FRANKFURT, Germany – The Latest on the European Central Bank's decisions on stimulus for the eurozone economy (all times local):
The European Central Bank notes the economy has strengthened, but steered clear of signaling it is planning the end of its massive monetary stimulus.
The bank left its bond-buying stimulus program unchanged Thursday and at the subsequent news conference President Mario Draghi noted that "downside risks have diminished," though inflation remains subdued.
The acknowledgement that the risks to the economy have eased shows the central bank is becoming more confident about the 19-country currency bloc and could be closer to signaling that the bond-buying stimulus program will be tapered off at some point.

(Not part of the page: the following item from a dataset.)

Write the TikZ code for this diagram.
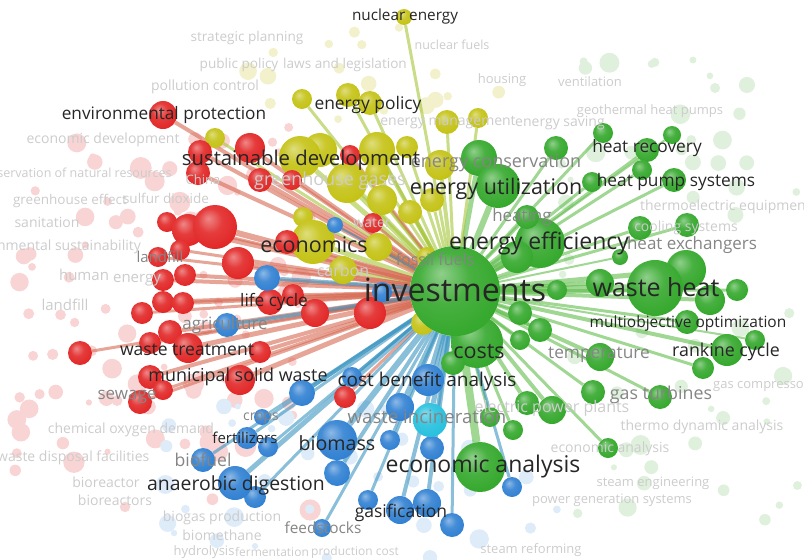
\documentclass[tikz,border=0pt]{standalone}
\usepackage{fontspec}
\setmainfont{Open Sans}
\usetikzlibrary{positioning}

\definecolor{vgreen}{RGB}{52,168,44}
\definecolor{vyellow}{RGB}{196,194,20}
\definecolor{vred}{RGB}{226,38,38}
\definecolor{vblue}{RGB}{48,128,210}
\definecolor{vcyan}{RGB}{38,192,222}
% cores das arestas
\definecolor{egreen}{RGB}{95,188,75}
\definecolor{eyellow}{RGB}{165,196,55}
\definecolor{ered}{RGB}{214,105,82}
\definecolor{eblue}{RGB}{58,148,192}

% sombreado das bolas
\makeatletter
\pgfdeclareradialshading[tikz@ball]{vball}{\pgfqpoint{-8bp}{10bp}}{%
  color(0bp)=(tikz@ball!55!white); color(14bp)=(tikz@ball!90!white);
  color(30bp)=(tikz@ball); color(52bp)=(tikz@ball!78!black)}
\makeatother

\pgfdeclarelayer{bg}
\pgfdeclarelayer{edges}
\pgfdeclarelayer{top}
\pgfsetlayers{bg,edges,main,top}

\tikzset{
  term/.style={circle, inner sep=0pt, ball color=#1, shading=vball},
  link/.style={draw=#1, draw opacity=.6},
  lbl/.style={inner sep=0pt, text=black!85, font=\fontsize{#1}{#1}\selectfont},
  lblm/.style={inner sep=0pt, text=black!48, font=\fontsize{#1}{#1}\selectfont},
  lblf/.style={inner sep=0pt, text=black!20, font=\fontsize{#1}{#1}\selectfont}
}

\begin{document}
\begin{tikzpicture}[x=1pt, y=-1pt]
    \useasboundingbox (0,0) rectangle (804,560);

    % Termos de fundo (apagados)
    \begin{pgfonlayer}{bg}
        \pgfmathsetseed{11}
        \foreach \i in {1,...,95} {
            \pgfmathsetmacro\px{15+300*rnd}
            \pgfmathsetmacro\py{125+395*rnd}
            \pgfmathsetmacro\pr{3+8*rnd}
            \fill[vred!20] (\px,\py) circle[radius=\pr];
        }
        \foreach \i in {1,...,60} {
            \pgfmathsetmacro\px{560+240*rnd}
            \pgfmathsetmacro\py{60+460*rnd}
            \pgfmathsetmacro\pr{3+7*rnd}
            \fill[vgreen!16] (\px,\py) circle[radius=\pr];
        }
        \foreach \i in {1,...,35} {
            \pgfmathsetmacro\px{160+400*rnd}
            \pgfmathsetmacro\py{405+155*rnd}
            \pgfmathsetmacro\pr{3+7*rnd}
            \fill[vblue!16] (\px,\py) circle[radius=\pr];
        }
        \foreach \i in {1,...,18} {
            \pgfmathsetmacro\px{190+330*rnd}
            \pgfmathsetmacro\py{25+100*rnd}
            \pgfmathsetmacro\pr{3+6*rnd}
            \fill[vyellow!22] (\px,\py) circle[radius=\pr];
        }
    \end{pgfonlayer}

    % No central
    \begin{pgfonlayer}{top}
        \node[term=vgreen, minimum size=90pt] (inv) at (455,291) {};
    \end{pgfonlayer}

    % Cluster verde
    \foreach \n/\x/\y/\r/\w in {g1/686/270/20/5, wh/655/288/28/8, ee/540/243/25/7, g2/517/257/16/5,
        g3/479/158/18/5, eu/498/186/22/6, g4/556/148/12/3, g5/603/133/10/3, g6/647/150/12/3,
        g7/672/135/9/2, g8/642/170/10/3, g9/592/182/10/3, g10/674/180/12/3, g11/527/217/12/3,
        g12/640/228/12/3, g13/687/225/12/3, g14/620/257/8/2, g15/737/290/11/3, g16/710/300/15/4,
        g17/600/283/14/4, g18/557/290/10/3, g19/520/313/12/3, g20/687/322/12/3, rc/727/350/16/4,
        g21/755/340/10/2, g22/703/368/11/3, g23/600/357/14/4, g24/540/330/12/3, g25/520/340/10/3,
        costs/477/342/26/7, g26/453/363/12/4, g27/593/392/12/3, g28/660/397/12/3, g29/552/410/14/4,
        g30/527/403/12/4, g31/490/417/10/3, g32/513/430/10/3, g33/608/448/10/3, ea/480/467/25/8} {
        \node[term=vgreen, minimum size={2*\r pt}] (\n) at (\x,\y) {};
        \begin{pgfonlayer}{edges}
            \draw[link=egreen, line width=\w pt] (inv) -- (\n);
        \end{pgfonlayer}
    }

    % Cluster amarelo
    \foreach \n/\x/\y/\r/\w in {ne/404/17/8/3, y1/302/99/10/3, y2/348/95/12/3, y3/370/103/12/3,
        y4/215/138/10/3, y9/447/122/12/3, y10/478/118/10/3, y8/407/147/11/3, y5/320/150/17/4,
        sd/300/157/21/5, y7/377/150/18/4, y6/347/183/20/5, y11/440/165/15/4, y15/377/173/12/3,
        y12/382/200/15/4, y14/432/200/12/3, y13/410/212/12/3, y16/303/217/10/3, y17/378/247/14/4,
        econ/313/242/22/5, y18/343/270/14/4, y20/427/257/10/3, y19/423/323/12/3} {
        \node[term=vyellow, minimum size={2*\r pt}] (\n) at (\x,\y) {};
        \begin{pgfonlayer}{edges}
            \draw[link=eyellow, line width=\w pt] (inv) -- (\n);
        \end{pgfonlayer}
    }

    % Cluster vermelho
    \foreach \n/\x/\y/\r/\w in {ep/163/115/14/4, r1/200/152/12/4, r2/250/148/15/4, r3/198/173/12/4,
        r4/260/180/12/4, r5/292/180/10/3, r6/350/155/10/3, r7/167/222/10/3, r8/188/230/16/5,
        r9/215/227/22/6, r10/180/250/10/3, r11/158/257/10/3, r12/238/263/16/5, r13/163/280/11/4,
        r14/185/275/11/4, r15/163/302/11/4, r16/183/303/11/4, r17/142/313/11/3, r18/270/302/13/4,
        r19/293/295/11/3, r20/315/313/14/4, r21/370/313/16/5, r22/170/332/12/4, r23/150/343/11/3,
        r24/188/348/15/5, r25/80/353/12/3, r26/260/352/11/4, r27/373/223/10/3, r28/287/242/12/4,
        r29/240/380/15/5, r30/150/377/12/4, r31/140/402/12/3, r32/163/390/10/3, r33/345/397/11/3} {
        \node[term=vred, minimum size={2*\r pt}] (\n) at (\x,\y) {};
        \begin{pgfonlayer}{edges}
            \draw[link=ered, line width=\w pt] (inv) -- (\n);
        \end{pgfonlayer}
    }

    % Cluster azul
    \foreach \n/\x/\y/\r/\w in {b3/335/225/8/2, b1/267/278/13/4, b4/382/292/10/3, b2/227/325/12/4,
        b6/352/377/10/3, b5/302/393/13/4, b8/428/380/16/5, b7/400/407/14/4, b9/262/417/8/2,
        b12/247/438/11/3, b13/268/447/10/3, b22/432/448/12/4, b11/390/440/10/3, bm/337/440/20/6,
        b10/337/473/13/4, b14/203/460/12/3, b15/255/497/11/3, ad/235/483/17/5, b16/368/500/10/3,
        b17/400/510/14/4, b18/427/503/14/4, b19/452/525/12/3, b20/512/487/10/3, b21/322/528/9/3} {
        \node[term=vblue, minimum size={2*\r pt}] (\n) at (\x,\y) {};
        \begin{pgfonlayer}{edges}
            \draw[link=eblue, line width=\w pt] (inv) -- (\n);
        \end{pgfonlayer}
    }
    \node[term=vcyan, minimum size=34pt] (wi) at (430,420) {};
    \begin{pgfonlayer}{edges}
        \draw[link=eblue, line width=5pt] (inv) -- (wi);
    \end{pgfonlayer}

    % Rotulos
    \begin{pgfonlayer}{top}
        \foreach \t/\x/\y/\s [count=\i] in {strategic planning/247/38/13.6, public policy/239/65/13.6,
            laws and legislation/345/65/13.6, pollution control/205/87/14, nuclear fuels/452/45/12.5,
            housing/502/80/13, ventilation/590/82/13, geothermal heat pumps/650/111/13,
            energy management/448/123/14, energy saving/560/123/14, economic development/103/140/14,
            China/203/180/13, greenhouse effect/70/201/13.5, sulfur dioxide/166/198/13.5,
            sanitation/47/222/14, human/84/275/15, energy/137/280/15, landfill/65/305/15,
            cooling systems/686/228/14, thermo dynamic analysis/702/427/14, economic analysis/610/449/14,
            steam engineering/653/483/13, power generation systems/612/500/13, steam reforming/531/550/13,
            chemical oxygen demand/131/430/14, bioreactor/106/482/14, bioreactors/115/500/14,
            biogas production/222/518/14, biomethane/222/535/14, hydrolysis/204/552/13,
            fermentation/272/552/12, production cost/355/552/12, carbon/343/270/16, water/372/223/14,
            electric power plants/552/408/16, greenhouse gases/330/181/18} {
            \node[lblf=\s] (f\i) at (\x,\y) {\t};
        }
        \node[lblf=12.5, anchor=west] (f37) at (-24,173) {conservation of natural resources};
        \node[lblf=14, anchor=west] (f38) at (-44,247) {environmental sustainability};
        \node[lblf=14, anchor=west] (f39) at (640,207) {thermoelectric equipment};
        \node[lblf=13, anchor=west] (f40) at (713,387) {gas compressors};
        \node[lblf=14, anchor=west] (f41) at (-3,458) {waste disposal facilities};

        \foreach \t/\x/\y/\s [count=\i] in {heat exchangers/692/245/17, temperature/599/355/17.3,
            gas turbines/661/395/17.8, sewage/127/397/17, agriculture/225/325/17, biofuel/203/460/17.6,
            feedstocks/323/528/15.4, crops/261/418/14, heating/522/217/17, fossil fuels/435/259/16,
            landfill/160/257/15, energy conservation/496/163/18, waste incineration/427/417/18.6} {
            \node[lblm=\s] (m\i) at (\x,\y) {\t};
        }

        \foreach \t/\x/\y/\s [count=\i] in {nuclear energy/405/17/15.3, energy policy/368/105/17.4,
            environmental protection/164/115/17.2, sustainable development/301/160/20.3,
            energy utilization/496/189/21.5, heat recovery/647/148/17.3, heat pump systems/676/182/17.3,
            economics/314/245/21.5, energy efficiency/539/243/23, investments/455/290/32,
            waste heat/656/287/25, life cycle/274/302/17.2, multiobjective optimization/688/323/15.5,
            waste treatment/187/350/17.5, costs/479/352/21.5, rankine cycle/726/352/17.8,
            municipal solid waste/238/377/17.9, cost benefit analysis/427/382/19,
            biomass/337/443/19.6, economic analysis/483/467/23, anaerobic digestion/236/485/19.4,
            gasification/401/513/17.5, fertilizers/245/438/15} {
            \node[lbl=\s] (d\i) at (\x,\y) {\t};
        }
    \end{pgfonlayer}
\end{tikzpicture}
\end{document}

The euro rose on the comments, as a currency tends to rise with higher market rates and the stimulus functions by keeping rates low.
The European Central Bank has left its bond-buying stimulus program unchanged but insists it is willing to add more monetary support if the economy needs it.
The statement from the bank's 25-member governing council Thursday gave no signal that the bank was getting ready to say when it might taper off its extraordinary support for the economy.
The statement kept wording indicating that the bank even "stands ready to increase" stimulus if the outlook worsens. Analysts consider that statement to be a way of discouraging speculation about the end of the stimulus.
The 60 billion euros ($65 billion) per month in bond purchases, slated to run at least through the end of the year, push newly printed money into the economy in an effort to boost inflation, which at 1.5 percent annually is considered too weak.